Apparently, notions with respect to this matter are evolving.
Usually the Court will apply a strict scrutiny in matters of
discrimination based on sex. A case in point is Eur. Court H.R.,
Abdulaziz and others v. the United Kingdom judgment of 28 May 1984,
Series A no. 94, p. 37, para. 78. Yet, in that case the Court was
inclined to uphold the impugned difference in treatment if it were
established that the impact of immigrant women on the labour market
would have been proved to be important (loc. cit., para. 79). This and
the considerations mentioned before militate in favour of a flexible
test with regard to discrimination in the instant case.

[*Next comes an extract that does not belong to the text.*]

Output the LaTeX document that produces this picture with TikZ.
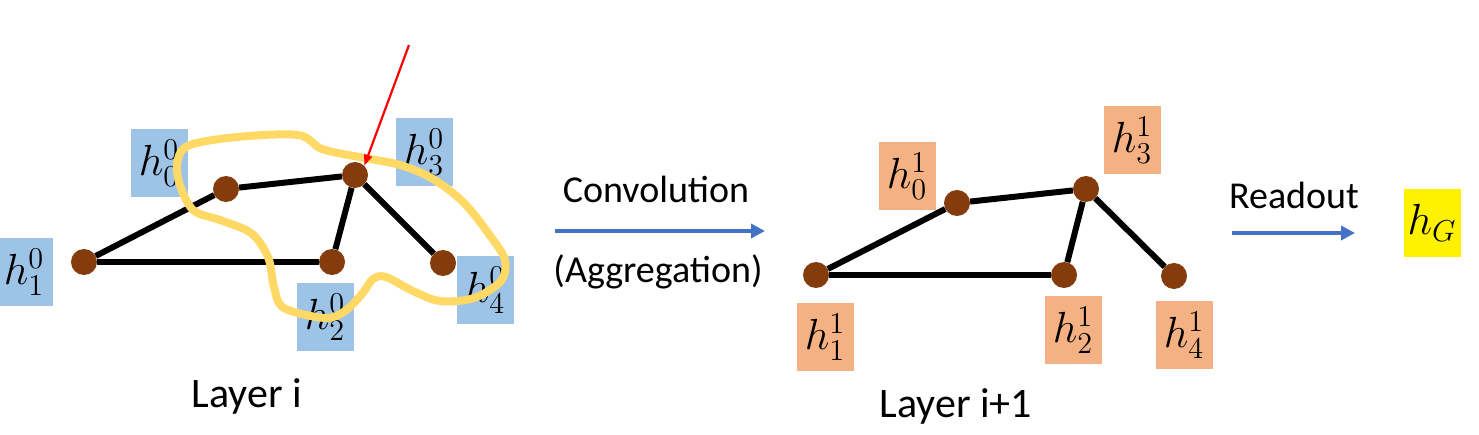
\documentclass[tikz,border=0pt]{standalone}
\usepackage{graphicx}
\usepackage{fontspec}
\setmainfont{Carlito}
\usetikzlibrary{arrows.meta}
\definecolor{nodebrown}{HTML}{843C0C}
\definecolor{boxblue}{HTML}{9DC3E6}
\definecolor{boxorange}{HTML}{F4B183}
\definecolor{loopyellow}{HTML}{FFD966}
\definecolor{arrowblue}{HTML}{4472C4}
\newcommand{\hlab}[2]{\scalebox{2.1}{\fontsize{20.74}{24}\selectfont$h^{#2}_{#1}$}}
\newcommand{\hsub}[1]{\scalebox{2.1}{\fontsize{20.74}{24}\selectfont$h_{#1}$}}
\tikzset{
  vtx/.style={circle, fill=nodebrown, inner sep=0pt, minimum size=26pt},
  gedge/.style={line width=6pt, black},
  hbox/.style={inner sep=0pt, minimum width=57pt, minimum height=68pt},
  hzero/.style={hbox, fill=boxblue},
  hone/.style={hbox, fill=boxorange},
  flowarrow/.style={line width=4pt, arrowblue, -{Triangle[length=14pt,width=14pt]}},
  bigtext/.style={font=\fontsize{42}{50}\selectfont, anchor=base, inner sep=0pt},
  midtext/.style={font=\fontsize{38}{46}\selectfont, anchor=base, inner sep=0pt},
}
\begin{document}
\begin{tikzpicture}[x=1pt, y=-1pt]
\useasboundingbox (0,0) rectangle (1479,435);
% ---- left graph labels
\node[hzero] (l0) at (159,163) {\hlab{0}{0}};
\node[hzero] (l1) at (24,272) {\hlab{1}{0}};
\node[hzero] (l2) at (325,317) {\hlab{2}{0}};
\node[hzero] (l3) at (424,152) {\hlab{3}{0}};
\node[hzero] (l4) at (485,290) {\hlab{4}{0}};
% ---- left graph
\node[vtx] (n0) at (226,189) {};
\node[vtx] (n1) at (84,262) {};
\node[vtx] (n2) at (332,262) {};
\node[vtx] (n3) at (355,175) {};
\node[vtx] (n4) at (443,263) {};
\draw[gedge] (n1) -- (n0);
\draw[gedge] (n0) -- (n3);
\draw[gedge] (n1) -- (n2);
\draw[gedge] (n3) -- (n2);
\draw[gedge] (n3) -- (n4);
% ---- yellow loop
\draw[loopyellow, line width=8pt, line join=round]
  plot[smooth cycle, tension=0.55] coordinates {
   (298,135) (237,137) (190,145) (178,159) (179,182) (193,210) (220,220)
   (251,233) (268,257) (274,287) (284,308) (325,318) (345,311) (362,294)
   (373,279) (386,277) (413,291) (440,301) (474,298) (501,281) (505,260)
   (491,237) (464,203) (433,179) (400,165) (359,157) (322,149)};
% ---- red arrow
\coordinate (rstart) at (409,45);
\draw[red, line width=2.2pt, -{Triangle[length=11pt,width=8pt]}] (rstart) -- (n3.north east);
\node[bigtext] (layi) at (247,407) {Layer i};
% ---- convolution arrow
\coordinate (ca) at (555,231);
\coordinate (cb) at (765,231);
\draw[flowarrow] (ca) -- (cb);
\node[midtext] (conv) at (656,203) {Convolution};
\node[midtext] (aggr) at (658,283) {(Aggregation)};
% ---- right graph labels
\node[hone] (r0) at (907,176) {\hlab{0}{1}};
\node[hone] (r1) at (825,337) {\hlab{1}{1}};
\node[hone] (r2) at (1073,330) {\hlab{2}{1}};
\node[hone] (r3) at (1132,140) {\hlab{3}{1}};
\node[hone] (r4) at (1184,335) {\hlab{4}{1}};
% ---- right graph
\node[vtx] (m0) at (957,203) {};
\node[vtx] (m1) at (816,275) {};
\node[vtx] (m2) at (1064,275) {};
\node[vtx] (m3) at (1086,189) {};
\node[vtx] (m4) at (1174,276) {};
\draw[gedge] (m1) -- (m0);
\draw[gedge] (m0) -- (m3);
\draw[gedge] (m1) -- (m2);
\draw[gedge] (m3) -- (m2);
\draw[gedge] (m3) -- (m4);
\node[bigtext] (layi1) at (956,417) {Layer i+1};
% ---- readout
\coordinate (ra) at (1232,233);
\coordinate (rb) at (1355,233);
\draw[flowarrow] (ra) -- (rb);
\node[midtext] (read) at (1294,209) {Readout};
\node[hbox, fill=yellow] (hg) at (1432,223) {\hsub{G}};
\end{tikzpicture}
\end{document}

In my opinion the introduction in 1989 of the leave payment for
mothers only cannot be said to be illegitimate. At the material time
there was certainly no common standard among the laws of Contracting
States (Eur. Court H.R., Rasmussen v. Denmark judgment, loc. cit.,
p. 15, para. 40).
Neither is there disproportionality with regard to the difference
arising between the applicant and other parents after 1 January 1990,
when the law abolished the difference in treatment between fathers and
mothers for children born as from that same date. In matters of social
security and of social benefits the fixing of certain dates for the
entitlement to those benefits is hardly avoidable. There is no
indication that this date was fixed arbitrarily. Besides, introducing
parental leave for newly born children seems rational in view of the
special care required by very young children.
It can be concluded that the impugned legislation stayed well
within the margin of appreciation to be applied, also with respect to
Article 14 (Eur. Court H.R., Rasmussen v. Denmark judgment, loc. cit.,
p. 15, para. 40), the more so since that legislation affected the
applicant a short period only (less than one year).